Several years ago, one of my colleagues at Princeton University hosted a lecture on religion and free speech. The talk didn’t seem to be landing with the students. Finally, he realized why: The speaker had made repeated reference to the Ten Commandments, and several students didn’t know what they were.
This isn’t an isolated problem. It’s increasingly common on college campuses to encounter students who are unfamiliar with the most basic features of Christianity, such as the difference between the Old and New testaments or between Catholics and Protestants. They seldom recognize the allusions to the Bible that appear in Shakespeare’s work or in Lincoln’s second inaugural address (or in Obama’s first, for that matter). These students are bright, conscientious and curious. But they lack religious literacy — and their ignorance of religious ideas means they struggle to understand a wide array of Western art, literature and philosophy.
This is a development that even nonbelievers like myself should find troubling. A little over a century ago, the influential legal and political theorist Carl Schmitt wrote that “all political concepts are theological concepts secularized.” Even if one thinks this is an exaggeration, it points to the difficulty of attaining any real understanding of the tradition of Western political theory without religious literacy. The same goes for other subjects: Neither Shakespeare nor Austen nor Mozart nor Rembrandt nor John Ford nor Oscar Wilde can be appreciated absent a grounding in Christianity.

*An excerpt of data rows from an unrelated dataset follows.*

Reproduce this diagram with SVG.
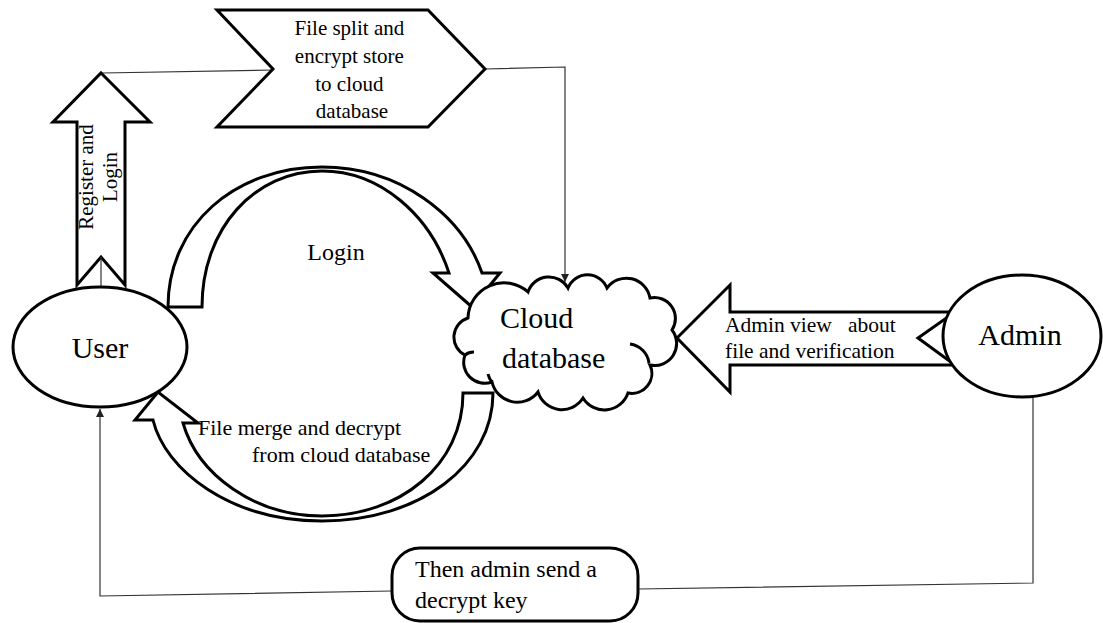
<svg xmlns="http://www.w3.org/2000/svg" width="1103" height="623" viewBox="0 0 1103 623">
  <style>
    .shape { fill: #fff; stroke: #000; stroke-width: 3; stroke-linejoin: miter; }
    .thin { fill: none; stroke: #333; stroke-width: 1.2; }
    .lbl { font-family: "Liberation Serif", "Times New Roman", serif; fill: #000; }
    .big { font-size: 30px; }
  </style>
  <defs>
    <marker id="tip" viewBox="0 0 10 10" refX="10" refY="5" markerWidth="8" markerHeight="8" markerUnits="userSpaceOnUse" orient="auto">
      <path d="M0,0 L10,5 L0,10 Z" fill="#222"/>
    </marker>
  </defs>

  <!-- thin connectors -->
  <g id="connectors">
    <path class="thin" d="M102,73 L273,70"/>
    <path class="thin" d="M485,69 L565,67 L565,282" marker-end="url(#tip)"/>
    <path class="thin" d="M1033,397 L1033,583 L638,589"/>
    <path class="thin" d="M392,591 L100,596 L100,409" marker-end="url(#tip)"/>
  </g>

  <!-- Register and Login block arrow -->
  <g id="register-arrow">
    <path class="shape" d="M101,73 L150,122 L125,122 L125,285 L101,257 L77,285 L77,122 L53,122 Z"/>
    <line x1="101" y1="257" x2="101" y2="287" stroke="#333" stroke-width="1.2"/>
    <text class="lbl" font-size="21" text-anchor="middle" transform="translate(93,177) rotate(-90)">Register and</text>
    <text class="lbl" font-size="21" text-anchor="middle" transform="translate(117,177) rotate(-90)">Login</text>
  </g>

  <!-- File split chevron -->
  <g id="split-chevron">
    <path class="shape" d="M217,10 L428,10 L485,69 L428,127 L217,127 L273,69 Z"/>
    <text class="lbl" font-size="21" text-anchor="middle">
      <tspan x="352" y="35">File split and</tspan>
      <tspan x="352" y="63">encrypt store</tspan>
      <tspan x="352" y="91">to cloud</tspan>
      <tspan x="352" y="118">database</tspan>
    </text>
  </g>

  <!-- Login curved arrow -->
  <g id="login-arrow">
    <path class="shape" d="M168,307 C168,225 235,167 322,167 C400,167 462,215 482,273 L500,273 L472,307 L433,273 L449,273 C430,215 380,171 322,171 C255,171 202,228 202,307 Z"/>
    <text class="lbl" font-size="24" x="336" y="260" text-anchor="middle">Login</text>
  </g>

  <!-- File merge curved arrow -->
  <g id="merge-arrow">
    <path class="shape" d="M463,393 L493,393 C493,465 420,521 322,521 C230,521 165,470 153,420 L135,420 L158,392 L198,423 L183,423 C198,475 255,516 322,516 C400,516 463,465 463,393 Z"/>
    <text class="lbl" font-size="22">
      <tspan x="198" y="435">File merge and decrypt</tspan>
      <tspan x="252" y="462">from cloud database</tspan>
    </text>
  </g>

  <!-- Admin view block arrow -->
  <g id="admin-arrow">
    <path class="shape" d="M677,338 L730,285 L730,312 L955,312 L918,338 L955,365 L730,365 L730,392 Z"/>
    <text class="lbl" font-size="21.5">
      <tspan x="725" y="332">Admin view</tspan><tspan x="848" y="332">about</tspan>
      <tspan x="725" y="358">file and verification</tspan>
    </text>
  </g>

  <!-- Cloud database -->
  <g id="cloud">
    <path class="shape" d="M468,318 A36,36 0 0 1 528,292 A22,22 0 0 1 568,288 A21,21 0 0 1 607,288 A24,24 0 0 1 650,298 A21,21 0 0 1 672,330 A22,22 0 0 1 650,365 A20,20 0 0 1 628,393 A25,25 0 0 1 583,398 A25,25 0 0 1 538,392 A26,26 0 0 1 492,382 A21,21 0 0 1 465,355 A20,20 0 0 1 468,318 Z"/>
    <path d="M630,344 A22,22 0 0 1 649,363" fill="none" stroke="#000" stroke-width="3"/>
    <path d="M492,382 A18,18 0 0 1 488,374" fill="none" stroke="#000" stroke-width="3"/>
    <path d="M465,355 A14,14 0 0 1 474,352" fill="none" stroke="#000" stroke-width="3"/>
    <text class="lbl big" x="500" y="328">Cloud</text>
    <text class="lbl big" x="502" y="368">database</text>
  </g>

  <!-- User -->
  <g id="user">
    <ellipse class="shape" cx="100" cy="347" rx="87" ry="60"/>
    <text class="lbl big" x="100" y="358" text-anchor="middle">User</text>
  </g>

  <!-- Admin -->
  <g id="admin">
    <ellipse class="shape" cx="1022" cy="336" rx="79" ry="61"/>
    <text class="lbl big" x="1020" y="345" text-anchor="middle">Admin</text>
  </g>

  <!-- Decrypt key message -->
  <g id="key-message">
    <rect class="shape" x="392" y="548" width="246" height="73" rx="28" ry="28"/>
    <text class="lbl" font-size="24">
      <tspan x="415" y="577">Then admin send a</tspan>
      <tspan x="415" y="608">decrypt key</tspan>
    </text>
  </g>
</svg>
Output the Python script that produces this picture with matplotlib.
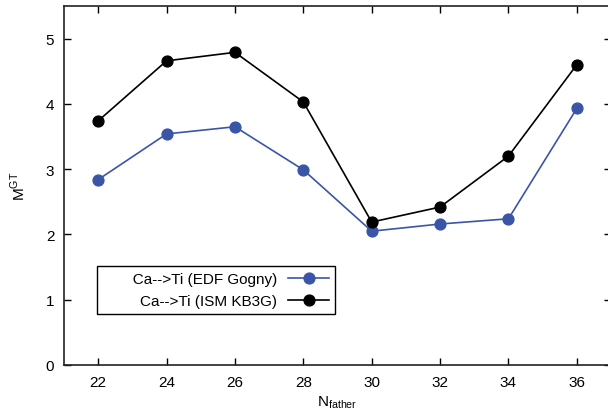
import matplotlib
matplotlib.use("Agg")
import matplotlib.pyplot as plt

n_father = [22, 24, 26, 28, 30, 32, 34, 36]
edf_gogny = [2.84, 3.54, 3.65, 2.99, 2.05, 2.16, 2.24, 3.93]
ism_kb3g = [3.74, 4.66, 4.79, 4.03, 2.19, 2.42, 3.20, 4.60]
labels = ["Ca-->Ti (EDF Gogny)", "Ca-->Ti (ISM KB3G)"]
xticks = [22, 24, 26, 28, 30, 32, 34, 36]
yticks = [0, 1, 2, 3, 4, 5]

plt.rcParams['font.family'] = ['Liberation Sans', 'DejaVu Sans']
FS = 11

W, H = 608, 414
DPI = 100
fig = plt.figure(figsize=(W / DPI, H / DPI), dpi=DPI)
left, right, top, bottom = 64, 611, 7, 366
ax = fig.add_axes([left / W, 1 - bottom / H, (right - left) / W, (bottom - top) / H])

blue = '#3a55a8'
ax.plot(n_father, edf_gogny, '-o', color=blue, lw=1.2, ms=7.8, label='       ' + labels[0])
ax.plot(n_father, ism_kb3g, '-o', color='black', lw=1.2, ms=7.8, label=labels[1])

ax.set_xlim(21, 37)
ax.set_ylim(0, 5.5)
ax.set_xticks(xticks)
ax.set_yticks(yticks)
ax.tick_params(direction='in', length=5, width=1, top=True, right=True, labelsize=FS, pad=7)
for s in ax.spines.values():
    s.set_linewidth(1.2)
    s.set_color('#222222')

ax.set_xlabel(r'N$_{\mathregular{father}}$', fontsize=FS, labelpad=3)
ax.set_ylabel(r'M$^{\mathregular{GT}}$', fontsize=FS, labelpad=13)

leg = ax.legend(loc='lower left', bbox_to_anchor=(0.06, 0.142), borderaxespad=0,
                markerfirst=False, fancybox=False, framealpha=1, edgecolor='black',
                handlelength=2.7, handletextpad=0.7, borderpad=0.4, labelspacing=0.5,
                fontsize=FS)
leg.get_frame().set_linewidth(1.0)

fig.savefig('out.png', dpi=DPI)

Secularization is sometimes (wrongly, in my view) celebrated as a victory for reason over superstition. But a lack of contact with religion — and particularly with Christianity and its history — is an obstacle to mastering many subjects and to attaining the kind of broad cultural competency that higher education is expected to provide. Take my field, the history of political thought. This subject is at the center of many general-education curriculums, for it goes to the core of liberal education’s promise to help train responsible citizens. But it is hard to appreciate even basic truths about the Western political inheritance without grasping the ways in which thinkers of the past reacted to, or against, the Christian faith.